Up until this point local lawman Lt. Martoni (Harold J. Stone) thinks it has all been the work of some leftover drugged-out hippie, but "big city detectives" Moody (Michael Parks) and Kendy (Meredith MacRae) sent from Los Angeles to monitor the goings-on at Woodstock had already figured out a werewolf was involved in all these murders (in addition to the dog, the werewolf had gone on to kill a policeman and the doctor), and now that they know who the werewolf is they form a plan of attack which involves luring the creature out into the open with the one the thing it hates most, rock music, and then confusing it long enough to tranquilize it and capture it.

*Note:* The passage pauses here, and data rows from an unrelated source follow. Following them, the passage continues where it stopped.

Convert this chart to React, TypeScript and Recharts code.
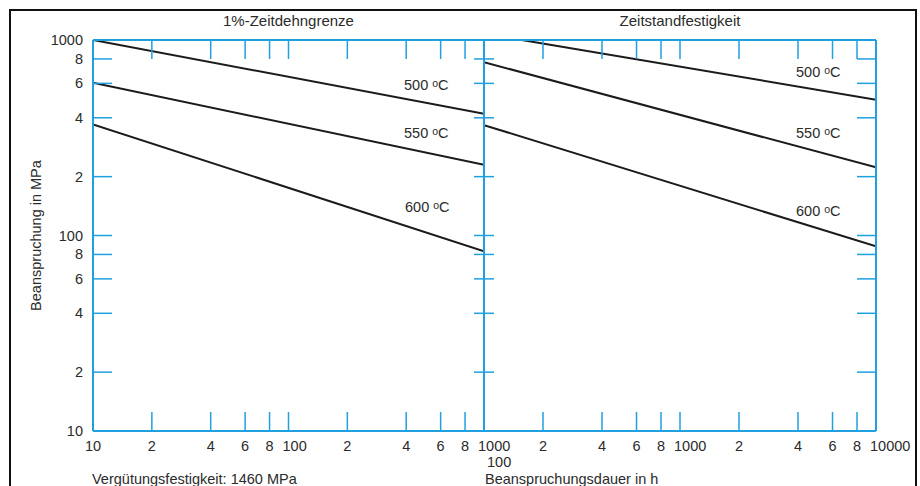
import { LineChart, Line, XAxis, YAxis } from "recharts";

const BLUE = "#1fa0df";
const INK = "#1b1b1b";
const TEXT = "#2b2b2b";
const FONT = '"Liberation Sans", Arial, Helvetica, sans-serif';

// 1%-Zeitdehngrenze, Beanspruchungsdauer 10 .. 1000 h
const dehnDomain = [10, 1000];
const dehnHours = [10, 1000];
const dehn500 = [1000, 420];
const dehn550 = [605, 230];
const dehn600 = [370, 83];

// Zeitstandfestigkeit, Beanspruchungsdauer 100 .. 10000 h
const standDomain = [100, 10000];
const standHours500 = [156, 10000];
const standHours = [100, 10000];
const stand500 = [1000, 495];
const stand550 = [770, 223];
const stand600 = [367, 88];

const stressDomain = [10, 1000];
const stressTicks = [10, 20, 40, 60, 80, 100, 200, 400, 600, 800, 1000];
const dehnTicks = [10, 20, 40, 60, 80, 100, 200, 400, 600, 800, 1000];
const standTicks = [100, 200, 400, 600, 800, 1000, 2000, 4000, 6000, 8000, 10000];

const temps = ["500", "550", "600"];

const toPoints = (xs: number[], ys: number[]) => xs.map((x, i) => ({ x, y: ys[i] }));

const isDecade = (v: number) => Math.abs(Math.log10(v) - Math.round(Math.log10(v))) < 1e-9;
const tickLabel = (v: number) =>
  isDecade(v) ? String(v) : String(Math.round(v / Math.pow(10, Math.floor(Math.log10(v)))));

const textProps = { fill: TEXT, fontFamily: FONT, fontSize: 14.5 };

function bottomTick(lo: number, hi: number, secondRowFirst: boolean) {
  return (p: any) => {
    const { x, y, payload } = p;
    const v = payload.value;
    const edge = v === lo || v === hi;
    const label = tickLabel(v);
    let tx = x;
    let ty = y + 20;
    let anchor = "middle";
    if (isDecade(v) && label.length >= 3) {
      anchor = "start";
      tx = x - 6;
    }
    if (secondRowFirst && v === lo) {
      anchor = "start";
      tx = x + 3;
      ty = y + 36;
    }
    return (
      <g>
        {!edge && <line x1={x} x2={x} y1={y} y2={y - 19} stroke={BLUE} strokeWidth={1.5} />}
        <text x={tx} y={ty} textAnchor={anchor} {...textProps}>
          {label}
        </text>
      </g>
    );
  };
}

function topTick(lo: number, hi: number) {
  return (p: any) => {
    const { x, y, payload } = p;
    const v = payload.value;
    if (v === lo || v === hi) return <g />;
    return <line x1={x} x2={x} y1={y} y2={y + 19} stroke={BLUE} strokeWidth={1.5} />;
  };
}

// len > 0 draws to the right of the axis, len < 0 to the left
function sideTick(len: number, withLabel: boolean) {
  return (p: any) => {
    const { x, y, payload } = p;
    const v = payload.value;
    const edge = v === stressDomain[0] || v === stressDomain[1];
    return (
      <g>
        {!edge && <line x1={x} x2={x + len} y1={y} y2={y} stroke={BLUE} strokeWidth={1.5} />}
        {withLabel && (
          <text x={x - 10} y={y + 5} textAnchor="end" {...textProps}>
            {tickLabel(v)}
          </text>
        )}
      </g>
    );
  };
}

const axisLine = { stroke: BLUE, strokeWidth: 2 };

function Panel({
  domain,
  ticks,
  series,
  leftWidth,
  rightWidth,
  leftTick,
  rightTick,
  secondRowFirst,
  width,
  extraRight,
  left,
}: any) {
  return (
    <div style={{ position: "absolute", left, top: 0 }}>
      <LineChart
        width={width + extraRight}
        height={486}
        margin={{ top: 0, right: extraRight, bottom: 0, left: 0 }}
      >
        <XAxis
          xAxisId="b"
          dataKey="x"
          type="number"
          scale="log"
          domain={domain}
          allowDataOverflow
          ticks={ticks}
          interval={0}
          height={55}
          tickSize={0}
          tickMargin={0}
          tickLine={false}
          axisLine={axisLine}
          tick={bottomTick(domain[0], domain[1], secondRowFirst)}
        />
        <XAxis
          xAxisId="t"
          orientation="top"
          dataKey="x"
          type="number"
          scale="log"
          domain={domain}
          allowDataOverflow
          ticks={ticks}
          interval={0}
          height={40}
          tickSize={0}
          tickMargin={0}
          tickLine={false}
          axisLine={axisLine}
          tick={topTick(domain[0], domain[1])}
        />
        <YAxis
          yAxisId="l"
          type="number"
          scale="log"
          domain={stressDomain}
          allowDataOverflow
          ticks={stressTicks}
          interval={0}
          width={leftWidth}
          tickSize={0}
          tickMargin={0}
          tickLine={false}
          axisLine={axisLine}
          tick={leftTick}
        />
        <YAxis
          yAxisId="r"
          orientation="right"
          type="number"
          scale="log"
          domain={stressDomain}
          allowDataOverflow
          ticks={stressTicks}
          interval={0}
          width={rightWidth}
          tickSize={0}
          tickMargin={0}
          tickLine={false}
          axisLine={axisLine}
          tick={rightTick}
        />
        {series.map((s: any, i: number) => (
          <Line
            key={i}
            xAxisId="b"
            yAxisId="l"
            data={s}
            dataKey="y"
            type="linear"
            stroke={INK}
            strokeWidth={2}
            dot={false}
            activeDot={false}
            isAnimationActive={false}
          />
        ))}
      </LineChart>
    </div>
  );
}

function Deg({ x, y, t }: { x: number; y: number; t: string }) {
  return (
    <text x={x} y={y} fill={TEXT} fontFamily={FONT} fontSize={14.5}>
      {t + " "}
      <tspan fontSize={10.5} dy={-3}>o</tspan>
      <tspan dy={3}>C</tspan>
    </text>
  );
}

export default function App() {
  return (
    <div
      style={{
        position: "absolute",
        left: 0,
        top: 0,
        width: 920,
        height: 486,
        overflow: "hidden",
        background: "#fff",
      }}
    >
      <div
        style={{
          position: "absolute",
          left: 9,
          top: 9,
          width: 908,
          height: 520,
          boxSizing: "border-box",
          border: "2px solid #111",
        }}
      />
      <Panel
        left={0}
        width={500}
        extraRight={40}
        domain={dehnDomain}
        ticks={dehnTicks}
        leftWidth={93}
        rightWidth={16}
        leftTick={sideTick(19, true)}
        rightTick={sideTick(-10, false)}
        secondRowFirst={false}
        series={[
          toPoints(dehnHours, dehn500),
          toPoints(dehnHours, dehn550),
          toPoints(dehnHours, dehn600),
        ]}
      />
      <Panel
        left={468}
        width={418}
        extraRight={34}
        domain={standDomain}
        ticks={standTicks}
        leftWidth={16}
        rightWidth={10}
        leftTick={sideTick(10, false)}
        rightTick={sideTick(-19, false)}
        secondRowFirst={true}
        series={[
          toPoints(standHours500, stand500),
          toPoints(standHours, stand550),
          toPoints(standHours, stand600),
        ]}
      />
      <svg
        width={920}
        height={486}
        style={{ position: "absolute", left: 0, top: 0, pointerEvents: "none" }}
      >
        <text x={288.5} y={26} textAnchor="middle" fill={TEXT} fontFamily={FONT} fontSize={15}>
          1%-Zeitdehngrenze
        </text>
        <text x={680} y={26} textAnchor="middle" fill={TEXT} fontFamily={FONT} fontSize={15}>
          Zeitstandfestigkeit
        </text>
        <text
          x={36}
          y={235.5}
          textAnchor="middle"
          dominantBaseline="central"
          transform="rotate(-90 36 235.5)"
          fill={TEXT}
          fontFamily={FONT}
          fontSize={14.5}
        >
          Beanspruchung in MPa
        </text>
        <text x={92} y={484} fill={TEXT} fontFamily={FONT} fontSize={14.5}>
          Vergütungsfestigkeit: 1460 MPa
        </text>
        <text x={485} y={484} fill={TEXT} fontFamily={FONT} fontSize={14.5}>
          Beanspruchungsdauer in h
        </text>
        <Deg x={404} y={90} t={temps[0]} />
        <Deg x={404} y={138} t={temps[1]} />
        <Deg x={405} y={212} t={temps[2]} />
        <Deg x={796} y={77} t={temps[0]} />
        <Deg x={796} y={138} t={temps[1]} />
        <Deg x={796} y={216} t={temps[2]} />
      </svg>
    </div>
  );
}
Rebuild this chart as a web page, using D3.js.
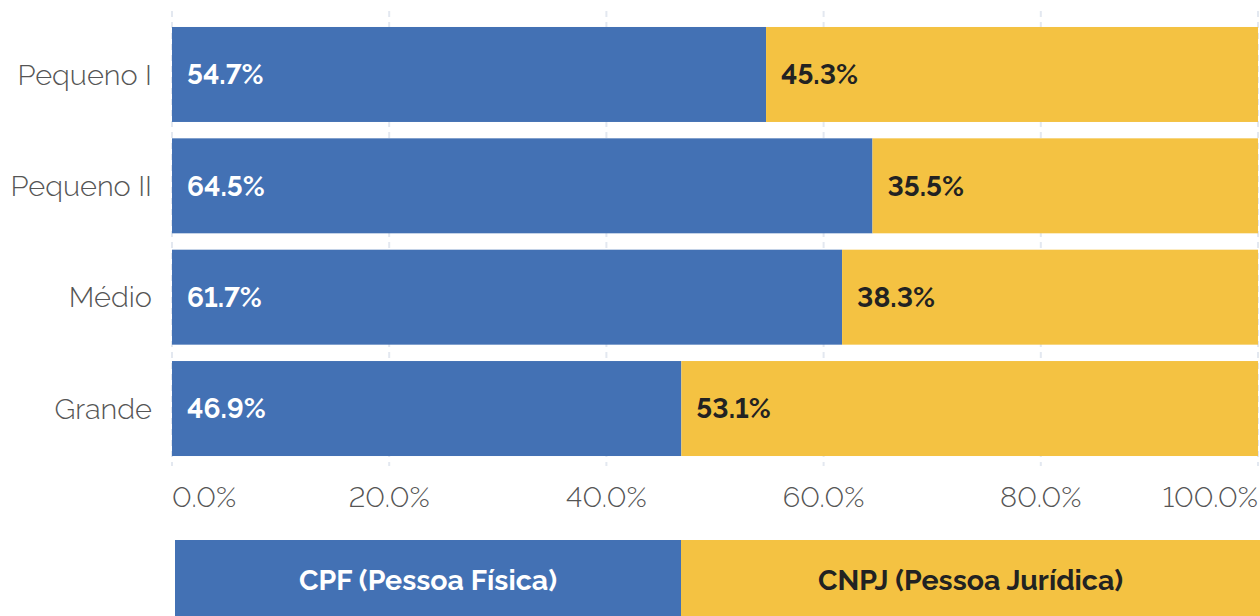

Despite the best and loudest efforts of Beckie's bandmates the plan fails, and Bert, now permanently transformed into a monstrous man-beast even during storm-free daylight hours, runs back to the abandoned building, grabs his terrified hostage and escapes with her by stealing a convenient dune buggy with the police in hot pursuit.

They end up at a power station where Moody chases the werewolf up the metalwork. His partner Kendy arrives with a newly made silver bullet, and as Bert attempts to kill the detective at the top of the station, Martino shoots at it from the ground, and the werewolf falls to his death.

==Cast==
- Michael Parks as Moody
- Harold J. Stone as Lieutenant Martoni
- Meredith MacRae as Kendy
- Ann Doran as Cora
- Richard Webb as Dr. John Marlow
- Belinda Balaski as Beckie
- Tige Andrews as Bert Anderson/The Werewolf
- Robert Weaver as Tom the guitarist
- Andrew Stevens as Dave the bassist
- Danny Michael Mann as Vinnie the drummer
- Dean Webber as Newsman
- John O'Connell as Serviceman
- Bobby Clark as Officer London
- Bob Dix as Officer Best
- Floyd Carver as 1st Officer
- Gary Johnson as 2nd Officer

==Reception==
Dread Central gave the film 2 1/2 stars out of 5, stating that it "will never be confused with a good movie, not by a long shot, not in your wildest dreams; but if you have any affection for cinema “so bad it’s good” then this is a very hard-to-find movie that’s well worth seeking out".